All of this tells us nothing compared to what the Degree Qualifications Profile can do. You don’t have to translate—by some incantation—effect sizes in a DQP: you have specific competencies spelled out with active verbs that tell you precisely what a student did to earn the degree—not all of what the student did, but the generic core of competence that publicly defines the degree. There is nothing really public in test scores, whereas everything is public in a DQP. And even more so because it includes, from faculty themselves—and not from some abstract hand of an external testing operation—samples of assignments, test questions, laboratory or exhibit instructions, etc. faculty use to judge whether students have met the criteria or not. Grading—the “how well” somebody met the criteria—is a separate matter, and not part of the DQP.

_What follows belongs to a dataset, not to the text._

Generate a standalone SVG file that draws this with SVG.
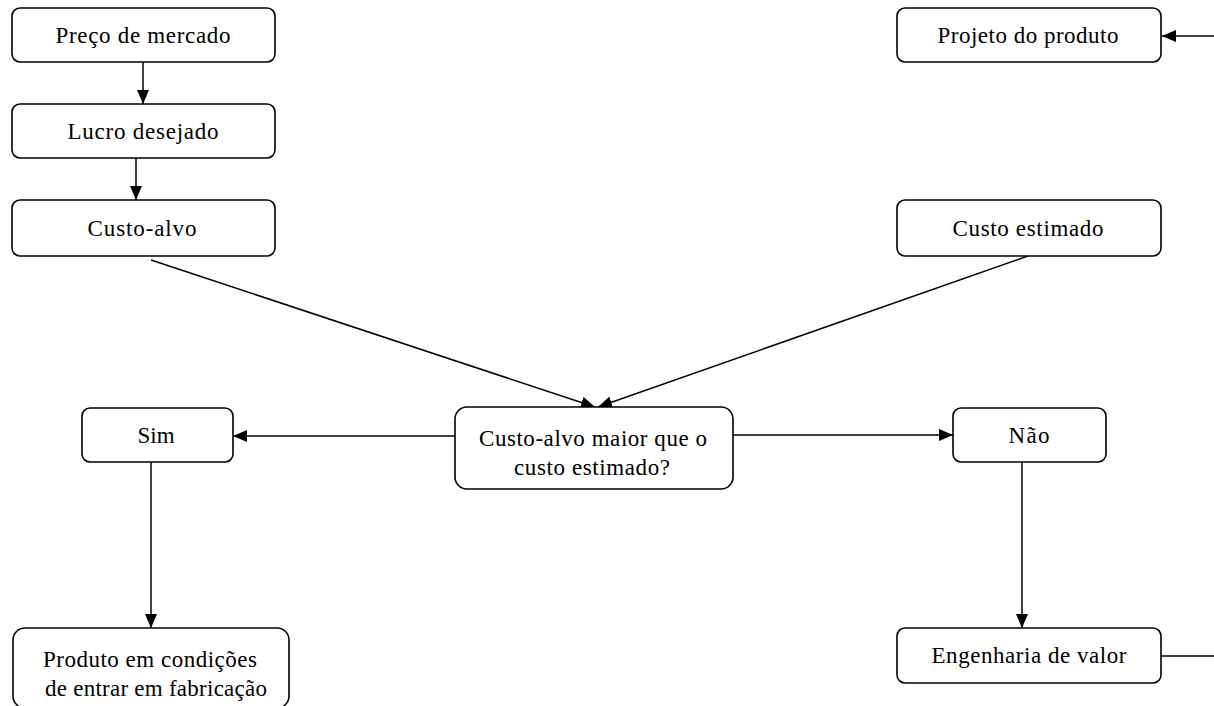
<svg xmlns="http://www.w3.org/2000/svg" width="1214" height="706" viewBox="0 0 1214 706">
<style>
.box{fill:#fff;stroke:#000;stroke-width:1.6}
.t{font-family:"Liberation Serif","Times New Roman",serif;font-size:23px;fill:#000;text-anchor:middle}
.c{fill:none;stroke:#000;stroke-width:1.5}
</style>
<defs>
<marker id="ah" viewBox="0 0 14 12" refX="14" refY="6" markerWidth="14" markerHeight="12" markerUnits="userSpaceOnUse" orient="auto">
<path d="M0,0 L14,6 L0,12 Z" fill="#000"/>
</marker>
</defs>
<rect width="1214" height="706" fill="#fff"/>
<g id="connectors">
<line class="c" x1="143" y1="62" x2="143" y2="104" marker-end="url(#ah)"/>
<line class="c" x1="136" y1="158" x2="136" y2="200" marker-end="url(#ah)"/>
<line class="c" x1="1214" y1="36" x2="1162" y2="36" marker-end="url(#ah)"/>
<line class="c" x1="151" y1="260" x2="595" y2="407" marker-end="url(#ah)"/>
<line class="c" x1="1028" y1="256" x2="598" y2="407" marker-end="url(#ah)"/>
<line class="c" x1="455" y1="436" x2="233" y2="436" marker-end="url(#ah)"/>
<line class="c" x1="733" y1="435" x2="953" y2="435" marker-end="url(#ah)"/>
<line class="c" x1="151" y1="462" x2="151" y2="628" marker-end="url(#ah)"/>
<line class="c" x1="1022" y1="462" x2="1022" y2="628" marker-end="url(#ah)"/>
<line class="c" x1="1161" y1="656" x2="1214" y2="656"/>
</g>
<g id="preco"><rect class="box" x="12" y="8" width="263" height="54" rx="8"/><text class="t" x="143" y="43" textLength="175" lengthAdjust="spacing">Preço de mercado</text></g>
<g id="lucro"><rect class="box" x="12" y="104" width="263" height="54" rx="8"/><text class="t" x="143" y="139" textLength="151" lengthAdjust="spacing">Lucro desejado</text></g>
<g id="custoalvo"><rect class="box" x="12" y="200" width="263" height="56" rx="8"/><text class="t" x="142" y="236" textLength="109" lengthAdjust="spacing">Custo-alvo</text></g>
<g id="projeto"><rect class="box" x="897" y="8" width="264" height="54" rx="8"/><text class="t" x="1028" y="43" textLength="181" lengthAdjust="spacing">Projeto do produto</text></g>
<g id="estimado"><rect class="box" x="897" y="200" width="264" height="56" rx="8"/><text class="t" x="1028" y="236" textLength="151" lengthAdjust="spacing">Custo estimado</text></g>
<g id="decisao"><rect class="box" x="455" y="407" width="278" height="82" rx="12"/><text class="t" x="593" y="446" textLength="228" lengthAdjust="spacing">Custo-alvo maior que o</text><text class="t" x="592" y="475" textLength="156" lengthAdjust="spacing">custo estimado?</text></g>
<g id="sim"><rect class="box" x="82" y="408" width="151" height="54" rx="8"/><text class="t" x="156" y="443">Sim</text></g>
<g id="nao"><rect class="box" x="953" y="408" width="153" height="54" rx="8"/><text class="t" x="1029" y="443" textLength="41" lengthAdjust="spacing">Não</text></g>
<g id="produto"><rect class="box" x="13" y="628" width="276" height="80" rx="12"/><text class="t" x="150" y="667" textLength="214" lengthAdjust="spacing">Produto em condições</text><text class="t" x="156" y="696" textLength="222" lengthAdjust="spacing">de entrar em fabricação</text></g>
<g id="engenharia"><rect class="box" x="897" y="628" width="264" height="55" rx="8"/><text class="t" x="1029" y="663" textLength="195" lengthAdjust="spacing">Engenharia de valor</text></g>
</svg>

The Lumina Foundation, which sponsored the development of the DQP (and, in the interest of full disclosure, I am one of its four writers) and now, its subsequent iterations by groups of institutions that are truly serious about the meaning of their degrees, uses the familiar outline of Alfred Hitchcock’s portrait to illustrate how the process works. It says to any group that takes on the DQP: we gave you the outline and the palette; now we give you a studio, an easel, a lithograph stone, clay, paper, brushes, canvas, etc. You are Frida Kählo, Gilbert Stuart, Albrecht Dürer, Vincent Van Gogh. You finish the portrait! We may wind up with 30 or 40 versions of the DQP, but all will be recognizable to students, faculty, parents, employers, and the general public. There is a lot of flexibility in this process, and a lot of work. There ain’t no flexibility in an external test of any kind, and certainly very little work. Hmmmm!